Most companies at least try to serve customers well, even if some don’t succeed. But even the best-intentioned organizations can create problems for their customers, often without even realizing it. Because no matter how good a job you’re doing at relating to your customers, blindspots can be a problem for any company.
The problem is, these blindspots can appear all over the place. So we thought we’d start a series of articles on a few of the places we’ve commonly seen annoyance or resentment build up amongst customers.
No, this isn’t even close to being a laundry list. But as always, when comes to delivering a better experience and better serving your customers, having a place to start is the first step towards resolving it.
So take a look at the below, and ask yourself: “Is this something we do to our customers?” If the answer is yes, the next question is easy: “How can we stop?”

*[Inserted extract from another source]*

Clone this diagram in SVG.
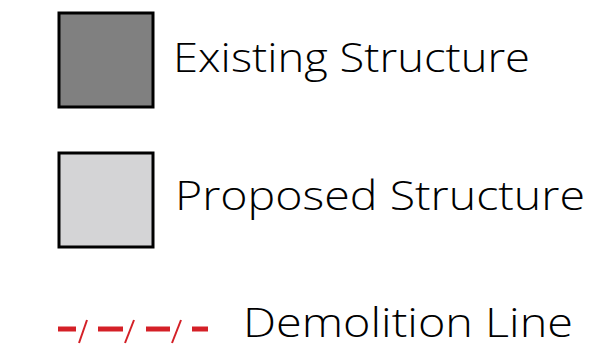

- You disempower your customer.
More than ever, customers of all types have anytime, anywhere access via mobile and online platforms that give them some control over their interactions with you. But this power doesn’t always translate to positive feelings for your business. The reality is, customers may hate you for small infractions, such as having annoying videos on your website that play automatically. On the other end of the spectrum, you may be offending with actions that make your customer feel powerless and betrayed.
There’s a real psychology behind why people don’t like companies such as cable providers, big banks, and telecoms. The underlying cause of this sentiment is an imbalance of power. For example, when companies cut services and raise prices, consumers can’t control much due to their contracts or the cost of switching services. Companies use their power against their customer, and this makes for a shaky relationship. (Note: In the McorpCX loyalty model, we call these customers ‘captives.’)
From a business perspective, you may think these kind of actions are logical and reasonable. But organizations need to stay sensitive to the broader social contracts under which most people live. If the scales are tipped in the ways you’re dealing with your customers, it’s time to reconsider a more mutually beneficial relationship, one that builds trust and creates goodwill.
- There’s too much “me” in your social media.
In the real world, nobody likes a braggart. It’s also a common sentiment that self-absorbed friends can be tiresome. (“So Todd, that’s fascinating. Now, let’s talk about me…”) So what makes any brand think these qualities are appealing in the realm of social media?
Customers get frustrated when companies use social media as a broadcast channel — effectively missing the “social” part of the equation. This behavior takes all kinds of forms, from brands talking too much about themselves and liking their own posts, to trying to “trend-jack” any big news event to make the story about the company (remember the awful Prince memorial tweet by Cheerios?).
Instead, your social strategy should focus on keeping customers personally engaged. From better serving B2B customers to driving buyers, social media is a powerful tool that can deliver great experiences where your customers are, and help you bond with your audience. People who follow you on social media expect a certain kind of interaction, not generic or self-serving sales messages that build up resentment. When you don’t use social media properly, it’s not just a wasted opportunity, it can actually damage your brand.
- Your communications aren’t personalized.
In a digital age of customized feeds and product recommendations, customers have come to expect your communications to be relevant, personalized and targeted. Your customer may hate you because the information you send out is stuck in the “one-size-fits-all” era of mass communications. Yeah, the era which is now behind us.
The truth is, in a content-saturated environment, customers have no patience for irrelevant offers much less impersonal communications. In a study conducted by Janrain, nearly three-fourths of online consumers said they would leave a site if shown the wrong promotion. Ouch.
So when you speak to your customer with relevant, personalized communications, you’re not just being financially smart. It’s how you create and maintain a good relationship with your customers, even in a “one-to-many” environment. It tells your customer that you hear and understand them – and that you respect their options, their attention, and their dollars.
Thankfully, with fast-growing tools such as intelligent marketing automation platforms and predictive technology, you can radically improve your all-up communications, keeping them relevant in our omnichannel, experience-driven, digitally-adept world.